# What is being asked
Retype the opening lines of the listing below, ending with the line that contains "6.78, 6.72, 6.75];", and leave out any pictures.
Start of Data extract
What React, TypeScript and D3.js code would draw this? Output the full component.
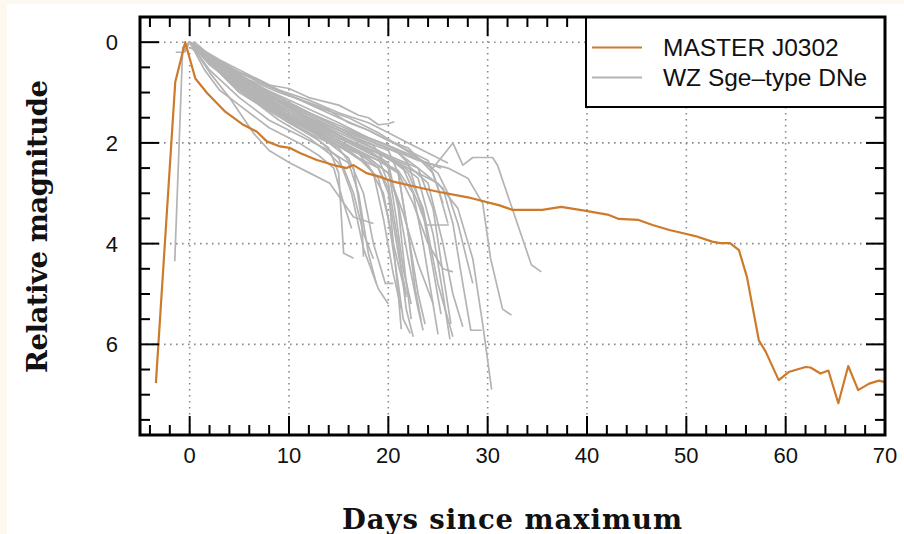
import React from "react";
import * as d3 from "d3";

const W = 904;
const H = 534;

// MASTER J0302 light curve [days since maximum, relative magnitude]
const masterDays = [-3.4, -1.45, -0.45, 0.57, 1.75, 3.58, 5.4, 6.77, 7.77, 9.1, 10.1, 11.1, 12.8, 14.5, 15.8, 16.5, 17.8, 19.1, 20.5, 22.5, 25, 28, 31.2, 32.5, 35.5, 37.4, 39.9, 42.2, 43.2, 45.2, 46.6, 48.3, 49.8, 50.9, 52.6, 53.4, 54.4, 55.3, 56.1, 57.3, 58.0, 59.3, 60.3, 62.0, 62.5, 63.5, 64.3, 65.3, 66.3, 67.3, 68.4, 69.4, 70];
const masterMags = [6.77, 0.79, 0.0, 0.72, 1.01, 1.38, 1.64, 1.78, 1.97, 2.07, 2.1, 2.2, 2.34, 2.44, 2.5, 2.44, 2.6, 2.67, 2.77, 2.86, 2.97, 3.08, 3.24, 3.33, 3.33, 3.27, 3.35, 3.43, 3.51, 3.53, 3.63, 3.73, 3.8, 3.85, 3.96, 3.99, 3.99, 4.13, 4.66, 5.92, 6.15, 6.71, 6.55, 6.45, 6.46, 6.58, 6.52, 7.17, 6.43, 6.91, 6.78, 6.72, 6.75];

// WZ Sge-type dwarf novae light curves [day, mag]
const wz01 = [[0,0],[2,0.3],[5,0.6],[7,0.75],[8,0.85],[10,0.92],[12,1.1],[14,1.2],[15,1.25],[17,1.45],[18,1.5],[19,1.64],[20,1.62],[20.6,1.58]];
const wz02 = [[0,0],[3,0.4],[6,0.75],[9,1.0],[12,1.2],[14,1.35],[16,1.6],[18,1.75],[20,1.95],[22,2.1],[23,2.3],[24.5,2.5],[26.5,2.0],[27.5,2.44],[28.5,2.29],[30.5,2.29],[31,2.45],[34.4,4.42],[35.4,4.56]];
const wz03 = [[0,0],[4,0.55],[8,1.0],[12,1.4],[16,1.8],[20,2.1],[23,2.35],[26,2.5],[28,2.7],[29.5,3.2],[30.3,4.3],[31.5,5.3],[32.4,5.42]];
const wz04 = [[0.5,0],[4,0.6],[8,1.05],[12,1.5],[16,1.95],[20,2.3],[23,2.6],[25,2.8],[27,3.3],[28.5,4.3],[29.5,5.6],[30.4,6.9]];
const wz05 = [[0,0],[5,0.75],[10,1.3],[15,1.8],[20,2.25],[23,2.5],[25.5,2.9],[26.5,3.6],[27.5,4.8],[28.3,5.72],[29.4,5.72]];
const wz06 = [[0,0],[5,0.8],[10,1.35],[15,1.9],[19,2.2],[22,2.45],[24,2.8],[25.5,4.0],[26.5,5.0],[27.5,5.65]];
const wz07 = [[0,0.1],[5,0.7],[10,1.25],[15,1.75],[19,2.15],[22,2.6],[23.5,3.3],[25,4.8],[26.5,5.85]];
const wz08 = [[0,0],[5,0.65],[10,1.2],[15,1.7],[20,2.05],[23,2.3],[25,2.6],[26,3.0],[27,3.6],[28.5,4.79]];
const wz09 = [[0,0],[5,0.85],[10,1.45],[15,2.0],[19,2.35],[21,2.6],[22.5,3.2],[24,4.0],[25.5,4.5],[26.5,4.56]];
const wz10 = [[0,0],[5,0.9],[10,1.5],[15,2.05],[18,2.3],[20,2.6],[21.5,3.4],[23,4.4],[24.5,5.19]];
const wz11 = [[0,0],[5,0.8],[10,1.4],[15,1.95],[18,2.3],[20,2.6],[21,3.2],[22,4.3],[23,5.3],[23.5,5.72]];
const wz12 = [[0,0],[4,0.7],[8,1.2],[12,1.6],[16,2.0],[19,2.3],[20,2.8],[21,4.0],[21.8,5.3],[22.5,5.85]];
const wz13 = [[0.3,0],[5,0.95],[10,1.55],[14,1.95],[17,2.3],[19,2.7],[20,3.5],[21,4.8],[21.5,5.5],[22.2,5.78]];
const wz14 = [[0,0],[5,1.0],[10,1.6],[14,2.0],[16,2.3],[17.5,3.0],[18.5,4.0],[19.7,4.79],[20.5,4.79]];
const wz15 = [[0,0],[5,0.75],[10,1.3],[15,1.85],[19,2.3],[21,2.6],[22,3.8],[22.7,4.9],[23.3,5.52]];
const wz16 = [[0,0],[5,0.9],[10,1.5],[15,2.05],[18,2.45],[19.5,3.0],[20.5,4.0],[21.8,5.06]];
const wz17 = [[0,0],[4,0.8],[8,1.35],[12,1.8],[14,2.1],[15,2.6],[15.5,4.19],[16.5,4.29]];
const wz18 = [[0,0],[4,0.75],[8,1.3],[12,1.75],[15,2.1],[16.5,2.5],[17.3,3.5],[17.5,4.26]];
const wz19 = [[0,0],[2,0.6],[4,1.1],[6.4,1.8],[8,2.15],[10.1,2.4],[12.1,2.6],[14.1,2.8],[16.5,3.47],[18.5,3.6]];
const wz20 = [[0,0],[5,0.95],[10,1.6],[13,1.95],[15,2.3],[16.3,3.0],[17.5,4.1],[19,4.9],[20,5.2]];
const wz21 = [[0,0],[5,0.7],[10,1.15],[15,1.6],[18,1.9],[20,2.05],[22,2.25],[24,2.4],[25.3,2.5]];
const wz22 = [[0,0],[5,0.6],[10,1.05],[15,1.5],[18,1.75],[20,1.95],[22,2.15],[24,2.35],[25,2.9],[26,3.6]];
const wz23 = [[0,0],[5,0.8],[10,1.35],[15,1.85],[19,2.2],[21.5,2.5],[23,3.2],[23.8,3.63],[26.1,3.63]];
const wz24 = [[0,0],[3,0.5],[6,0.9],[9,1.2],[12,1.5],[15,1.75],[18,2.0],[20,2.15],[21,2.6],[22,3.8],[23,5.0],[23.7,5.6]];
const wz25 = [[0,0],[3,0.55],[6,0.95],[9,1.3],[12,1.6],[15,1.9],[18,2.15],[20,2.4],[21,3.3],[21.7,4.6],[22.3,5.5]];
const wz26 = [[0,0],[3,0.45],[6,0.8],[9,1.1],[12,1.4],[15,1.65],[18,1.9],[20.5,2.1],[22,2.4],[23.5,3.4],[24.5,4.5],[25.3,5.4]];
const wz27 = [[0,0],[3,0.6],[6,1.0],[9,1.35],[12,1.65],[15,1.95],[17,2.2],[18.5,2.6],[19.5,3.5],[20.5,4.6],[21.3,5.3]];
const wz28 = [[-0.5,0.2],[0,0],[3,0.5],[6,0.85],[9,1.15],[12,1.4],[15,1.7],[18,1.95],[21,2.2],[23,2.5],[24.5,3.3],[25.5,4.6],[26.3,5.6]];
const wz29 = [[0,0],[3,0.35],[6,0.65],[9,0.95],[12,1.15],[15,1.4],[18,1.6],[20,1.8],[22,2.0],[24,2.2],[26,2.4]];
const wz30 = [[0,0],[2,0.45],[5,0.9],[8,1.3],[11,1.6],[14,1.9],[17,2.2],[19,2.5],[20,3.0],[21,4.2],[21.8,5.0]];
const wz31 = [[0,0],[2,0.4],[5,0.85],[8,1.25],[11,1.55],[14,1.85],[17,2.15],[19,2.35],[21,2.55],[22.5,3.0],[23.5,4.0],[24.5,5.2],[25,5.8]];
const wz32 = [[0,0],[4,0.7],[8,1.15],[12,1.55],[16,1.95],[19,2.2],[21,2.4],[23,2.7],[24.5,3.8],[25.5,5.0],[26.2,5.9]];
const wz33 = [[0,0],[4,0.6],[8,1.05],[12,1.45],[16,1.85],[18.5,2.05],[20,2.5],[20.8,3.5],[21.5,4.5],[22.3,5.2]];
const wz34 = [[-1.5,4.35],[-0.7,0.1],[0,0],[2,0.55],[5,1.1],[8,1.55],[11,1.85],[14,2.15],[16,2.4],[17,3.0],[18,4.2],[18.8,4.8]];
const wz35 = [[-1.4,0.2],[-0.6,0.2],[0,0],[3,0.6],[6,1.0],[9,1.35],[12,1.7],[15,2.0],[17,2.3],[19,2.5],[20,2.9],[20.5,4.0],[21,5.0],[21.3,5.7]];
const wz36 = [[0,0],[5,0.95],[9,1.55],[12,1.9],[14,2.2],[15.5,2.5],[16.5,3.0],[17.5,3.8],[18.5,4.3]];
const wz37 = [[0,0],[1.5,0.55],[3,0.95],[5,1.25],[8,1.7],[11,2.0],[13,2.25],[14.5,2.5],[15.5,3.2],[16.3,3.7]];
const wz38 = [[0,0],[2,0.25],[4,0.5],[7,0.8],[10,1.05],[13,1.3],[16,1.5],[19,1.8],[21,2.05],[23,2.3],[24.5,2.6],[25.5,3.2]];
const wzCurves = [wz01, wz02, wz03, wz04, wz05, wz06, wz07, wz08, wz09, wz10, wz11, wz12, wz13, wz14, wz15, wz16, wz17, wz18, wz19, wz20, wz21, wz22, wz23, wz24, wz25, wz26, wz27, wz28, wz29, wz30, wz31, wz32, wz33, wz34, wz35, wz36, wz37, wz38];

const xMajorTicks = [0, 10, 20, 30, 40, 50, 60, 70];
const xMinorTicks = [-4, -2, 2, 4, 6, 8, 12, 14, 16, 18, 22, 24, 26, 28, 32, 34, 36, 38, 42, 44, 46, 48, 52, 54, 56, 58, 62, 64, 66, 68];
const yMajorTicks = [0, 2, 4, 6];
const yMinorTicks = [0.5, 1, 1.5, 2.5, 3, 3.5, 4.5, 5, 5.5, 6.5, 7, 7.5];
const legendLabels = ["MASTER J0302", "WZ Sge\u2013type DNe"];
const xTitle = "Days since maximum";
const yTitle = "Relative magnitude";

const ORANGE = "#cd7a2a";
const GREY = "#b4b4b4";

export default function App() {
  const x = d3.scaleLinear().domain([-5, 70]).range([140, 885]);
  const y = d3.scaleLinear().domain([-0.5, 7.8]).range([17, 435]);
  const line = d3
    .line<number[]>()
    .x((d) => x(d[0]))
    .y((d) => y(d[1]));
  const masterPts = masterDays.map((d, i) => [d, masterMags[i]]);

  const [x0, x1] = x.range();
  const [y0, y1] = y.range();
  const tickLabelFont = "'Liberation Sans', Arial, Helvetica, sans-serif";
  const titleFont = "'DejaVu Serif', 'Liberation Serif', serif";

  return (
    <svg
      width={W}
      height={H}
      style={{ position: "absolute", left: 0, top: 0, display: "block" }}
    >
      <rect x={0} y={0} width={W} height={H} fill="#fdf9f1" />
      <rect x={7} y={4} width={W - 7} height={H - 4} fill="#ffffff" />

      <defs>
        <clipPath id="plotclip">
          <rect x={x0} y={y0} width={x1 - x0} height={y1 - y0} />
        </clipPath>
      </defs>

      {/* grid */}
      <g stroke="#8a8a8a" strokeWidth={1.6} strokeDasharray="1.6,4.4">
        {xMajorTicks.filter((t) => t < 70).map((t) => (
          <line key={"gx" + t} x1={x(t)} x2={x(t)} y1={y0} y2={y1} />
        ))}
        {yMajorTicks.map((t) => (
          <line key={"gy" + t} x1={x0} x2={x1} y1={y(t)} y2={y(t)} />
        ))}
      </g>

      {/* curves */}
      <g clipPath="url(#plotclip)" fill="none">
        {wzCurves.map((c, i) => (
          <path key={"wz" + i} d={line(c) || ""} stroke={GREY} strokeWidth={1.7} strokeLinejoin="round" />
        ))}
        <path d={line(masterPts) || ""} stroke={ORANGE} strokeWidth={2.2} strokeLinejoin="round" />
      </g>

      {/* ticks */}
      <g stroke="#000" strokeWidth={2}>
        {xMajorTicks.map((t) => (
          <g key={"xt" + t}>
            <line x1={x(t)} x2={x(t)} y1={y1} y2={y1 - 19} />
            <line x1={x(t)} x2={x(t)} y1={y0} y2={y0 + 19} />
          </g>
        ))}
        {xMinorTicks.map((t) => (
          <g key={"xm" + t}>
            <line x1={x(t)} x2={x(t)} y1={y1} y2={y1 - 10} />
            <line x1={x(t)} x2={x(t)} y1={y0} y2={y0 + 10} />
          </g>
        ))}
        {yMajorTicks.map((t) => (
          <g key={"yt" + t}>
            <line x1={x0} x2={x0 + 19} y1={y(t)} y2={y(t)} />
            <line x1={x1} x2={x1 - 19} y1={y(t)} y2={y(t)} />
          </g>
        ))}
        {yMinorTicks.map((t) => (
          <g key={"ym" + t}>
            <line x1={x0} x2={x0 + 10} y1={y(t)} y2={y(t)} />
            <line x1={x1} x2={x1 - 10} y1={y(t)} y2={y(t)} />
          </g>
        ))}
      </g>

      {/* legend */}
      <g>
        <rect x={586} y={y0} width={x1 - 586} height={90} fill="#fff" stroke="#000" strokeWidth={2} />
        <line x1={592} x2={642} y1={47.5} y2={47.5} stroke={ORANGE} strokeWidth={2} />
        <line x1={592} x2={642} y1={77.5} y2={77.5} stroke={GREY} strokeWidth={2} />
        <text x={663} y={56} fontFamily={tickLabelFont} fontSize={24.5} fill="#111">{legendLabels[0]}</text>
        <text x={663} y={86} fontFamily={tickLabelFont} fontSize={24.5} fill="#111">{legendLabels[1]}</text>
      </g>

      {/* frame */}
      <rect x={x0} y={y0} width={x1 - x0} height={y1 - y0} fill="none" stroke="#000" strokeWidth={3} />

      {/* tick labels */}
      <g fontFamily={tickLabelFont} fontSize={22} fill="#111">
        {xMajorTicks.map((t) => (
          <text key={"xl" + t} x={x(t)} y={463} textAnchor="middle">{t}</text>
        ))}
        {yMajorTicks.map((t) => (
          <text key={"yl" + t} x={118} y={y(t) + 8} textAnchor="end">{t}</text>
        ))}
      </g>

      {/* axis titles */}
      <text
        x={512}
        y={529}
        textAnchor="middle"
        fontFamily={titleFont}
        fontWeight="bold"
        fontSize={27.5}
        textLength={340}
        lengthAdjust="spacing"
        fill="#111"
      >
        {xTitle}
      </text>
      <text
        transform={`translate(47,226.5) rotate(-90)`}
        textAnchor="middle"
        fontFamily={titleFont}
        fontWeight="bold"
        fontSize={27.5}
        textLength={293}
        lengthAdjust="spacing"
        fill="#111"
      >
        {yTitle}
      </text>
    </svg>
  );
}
End of Data extract
# Answer in full
What React, TypeScript and D3.js code would draw this? Output the full component.
import React from "react";
import * as d3 from "d3";

const W = 904;
const H = 534;

// MASTER J0302 light curve [days since maximum, relative magnitude]
const masterDays = [-3.4, -1.45, -0.45, 0.57, 1.75, 3.58, 5.4, 6.77, 7.77, 9.1, 10.1, 11.1, 12.8, 14.5, 15.8, 16.5, 17.8, 19.1, 20.5, 22.5, 25, 28, 31.2, 32.5, 35.5, 37.4, 39.9, 42.2, 43.2, 45.2, 46.6, 48.3, 49.8, 50.9, 52.6, 53.4, 54.4, 55.3, 56.1, 57.3, 58.0, 59.3, 60.3, 62.0, 62.5, 63.5, 64.3, 65.3, 66.3, 67.3, 68.4, 69.4, 70];
const masterMags = [6.77, 0.79, 0.0, 0.72, 1.01, 1.38, 1.64, 1.78, 1.97, 2.07, 2.1, 2.2, 2.34, 2.44, 2.5, 2.44, 2.6, 2.67, 2.77, 2.86, 2.97, 3.08, 3.24, 3.33, 3.33, 3.27, 3.35, 3.43, 3.51, 3.53, 3.63, 3.73, 3.8, 3.85, 3.96, 3.99, 3.99, 4.13, 4.66, 5.92, 6.15, 6.71, 6.55, 6.45, 6.46, 6.58, 6.52, 7.17, 6.43, 6.91, 6.78, 6.72, 6.75];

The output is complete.